**Plotting code records:**

++++++++++++++++++++

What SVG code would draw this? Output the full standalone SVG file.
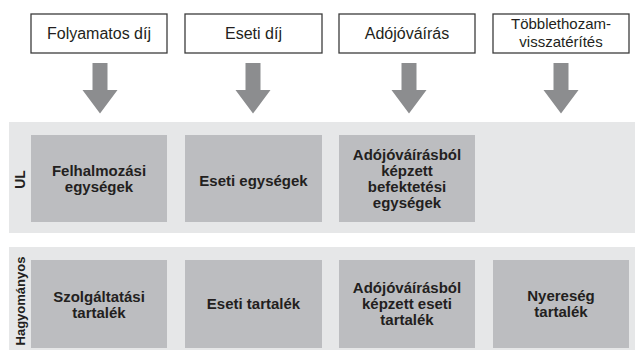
<svg xmlns="http://www.w3.org/2000/svg" width="635" height="350" viewBox="0 0 635 350">
<defs>
<style>
.src rect{fill:#ffffff;stroke:#3c3c3c;stroke-width:1.3}
.src text{font-family:"Liberation Sans",Arial,sans-serif;font-size:16px;fill:#231f20;text-anchor:middle}
.band{fill:#e6e7e8}
.box rect{fill:#bcbdc0}
.box text{font-family:"Liberation Sans",Arial,sans-serif;font-size:15px;font-weight:bold;fill:#231f20;text-anchor:middle}
.lbl{font-family:"Liberation Sans",Arial,sans-serif;font-weight:bold;fill:#231f20;text-anchor:middle}
.arr{fill:#8c8d8f}
</style>
<path id="arrow" d="M-7.5,63 H7.5 V90 H17.5 L0,113.5 L-17.5,90 H-7.5 Z"/>
</defs>
<rect width="635" height="350" fill="#ffffff"/>

<g id="src1" class="src"><rect x="31" y="14" width="136" height="39"/><text x="99" y="38.5">Folyamatos díj</text></g>
<g id="src2" class="src"><rect x="185" y="14" width="137" height="39"/><text x="253.5" y="38.5">Eseti díj</text></g>
<g id="src3" class="src"><rect x="339" y="14" width="136" height="39"/><text x="407" y="38.5">Adójóváírás</text></g>
<g id="src4" class="src"><rect x="493" y="14" width="136" height="39"/><text x="561" y="29" style="font-size:15px">Többlethozam-</text><text x="561" y="47" style="font-size:15px">visszatérítés</text></g>

<g id="connectors" class="arr">
<use href="#arrow" x="100"/>
<use href="#arrow" x="253"/>
<use href="#arrow" x="409"/>
<use href="#arrow" x="561"/>
</g>

<g id="band-ul">
<rect class="band" x="9" y="122" width="626" height="111"/>
<text class="lbl" font-size="14" transform="translate(25,179.5) rotate(-90)">UL</text>
</g>
<g id="band-hag">
<rect class="band" x="9" y="247" width="626" height="103"/>
<text class="lbl" font-size="13" transform="translate(25,301) rotate(-90)">Hagyományos</text>
</g>

<g id="ul1" class="box"><rect x="31" y="135" width="136" height="87"/><text x="99" y="176">Felhalmozási</text><text x="99" y="192">egységek</text></g>
<g id="ul2" class="box"><rect x="185" y="135" width="137" height="87"/><text x="253.5" y="186">Eseti egységek</text></g>
<g id="ul3" class="box"><rect x="339" y="135" width="136" height="87"/><text x="407" y="160">Adójóváírásból</text><text x="407" y="176">képzett</text><text x="407" y="192">befektetési</text><text x="407" y="207.5">egységek</text></g>

<g id="hag1" class="box"><rect x="31" y="260" width="136" height="88"/><text x="99" y="301.5">Szolgáltatási</text><text x="99" y="317.5">tartalék</text></g>
<g id="hag2" class="box"><rect x="185" y="260" width="137" height="88"/><text x="253.5" y="309">Eseti tartalék</text></g>
<g id="hag3" class="box"><rect x="339" y="260" width="136" height="88"/><text x="407" y="292.5">Adójóváírásból</text><text x="407" y="308.5">képzett eseti</text><text x="407" y="324.5">tartalék</text></g>
<g id="hag4" class="box"><rect x="493" y="260" width="136" height="88"/><text x="561" y="301">Nyereség</text><text x="561" y="317">tartalék</text></g>
</svg>
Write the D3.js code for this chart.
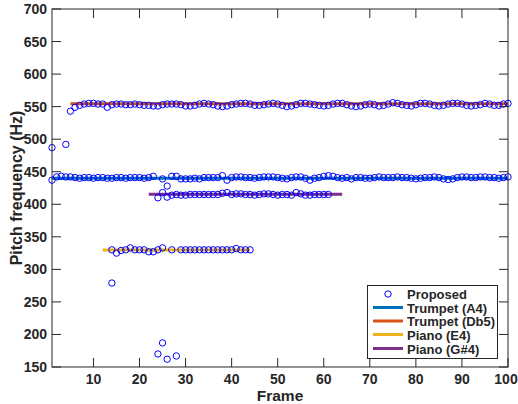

++++++++++++++++++++

**Problem statement:** Reproduce the material word for word, minus the images.

**Correct output:**
What SVG code would draw this? Output the full standalone SVG file.
<svg xmlns="http://www.w3.org/2000/svg" width="635" height="350" viewBox="0 0 635 350">
<defs>
<style>
.src rect{fill:#ffffff;stroke:#3c3c3c;stroke-width:1.3}
.src text{font-family:"Liberation Sans",Arial,sans-serif;font-size:16px;fill:#231f20;text-anchor:middle}
.band{fill:#e6e7e8}
.box rect{fill:#bcbdc0}
.box text{font-family:"Liberation Sans",Arial,sans-serif;font-size:15px;font-weight:bold;fill:#231f20;text-anchor:middle}
.lbl{font-family:"Liberation Sans",Arial,sans-serif;font-weight:bold;fill:#231f20;text-anchor:middle}
.arr{fill:#8c8d8f}
</style>
<path id="arrow" d="M-7.5,63 H7.5 V90 H17.5 L0,113.5 L-17.5,90 H-7.5 Z"/>
</defs>
<rect width="635" height="350" fill="#ffffff"/>

<g id="src1" class="src"><rect x="31" y="14" width="136" height="39"/><text x="99" y="38.5">Folyamatos díj</text></g>
<g id="src2" class="src"><rect x="185" y="14" width="137" height="39"/><text x="253.5" y="38.5">Eseti díj</text></g>
<g id="src3" class="src"><rect x="339" y="14" width="136" height="39"/><text x="407" y="38.5">Adójóváírás</text></g>
<g id="src4" class="src"><rect x="493" y="14" width="136" height="39"/><text x="561" y="29" style="font-size:15px">Többlethozam-</text><text x="561" y="47" style="font-size:15px">visszatérítés</text></g>

<g id="connectors" class="arr">
<use href="#arrow" x="100"/>
<use href="#arrow" x="253"/>
<use href="#arrow" x="409"/>
<use href="#arrow" x="561"/>
</g>

<g id="band-ul">
<rect class="band" x="9" y="122" width="626" height="111"/>
<text class="lbl" font-size="14" transform="translate(25,179.5) rotate(-90)">UL</text>
</g>
<g id="band-hag">
<rect class="band" x="9" y="247" width="626" height="103"/>
<text class="lbl" font-size="13" transform="translate(25,301) rotate(-90)">Hagyományos</text>
</g>

<g id="ul1" class="box"><rect x="31" y="135" width="136" height="87"/><text x="99" y="176">Felhalmozási</text><text x="99" y="192">egységek</text></g>
<g id="ul2" class="box"><rect x="185" y="135" width="137" height="87"/><text x="253.5" y="186">Eseti egységek</text></g>
<g id="ul3" class="box"><rect x="339" y="135" width="136" height="87"/><text x="407" y="160">Adójóváírásból</text><text x="407" y="176">képzett</text><text x="407" y="192">befektetési</text><text x="407" y="207.5">egységek</text></g>

<g id="hag1" class="box"><rect x="31" y="260" width="136" height="88"/><text x="99" y="301.5">Szolgáltatási</text><text x="99" y="317.5">tartalék</text></g>
<g id="hag2" class="box"><rect x="185" y="260" width="137" height="88"/><text x="253.5" y="309">Eseti tartalék</text></g>
<g id="hag3" class="box"><rect x="339" y="260" width="136" height="88"/><text x="407" y="292.5">Adójóváírásból</text><text x="407" y="308.5">képzett eseti</text><text x="407" y="324.5">tartalék</text></g>
<g id="hag4" class="box"><rect x="493" y="260" width="136" height="88"/><text x="561" y="301">Nyereség</text><text x="561" y="317">tartalék</text></g>
</svg>
Write the D3.js code for this chart.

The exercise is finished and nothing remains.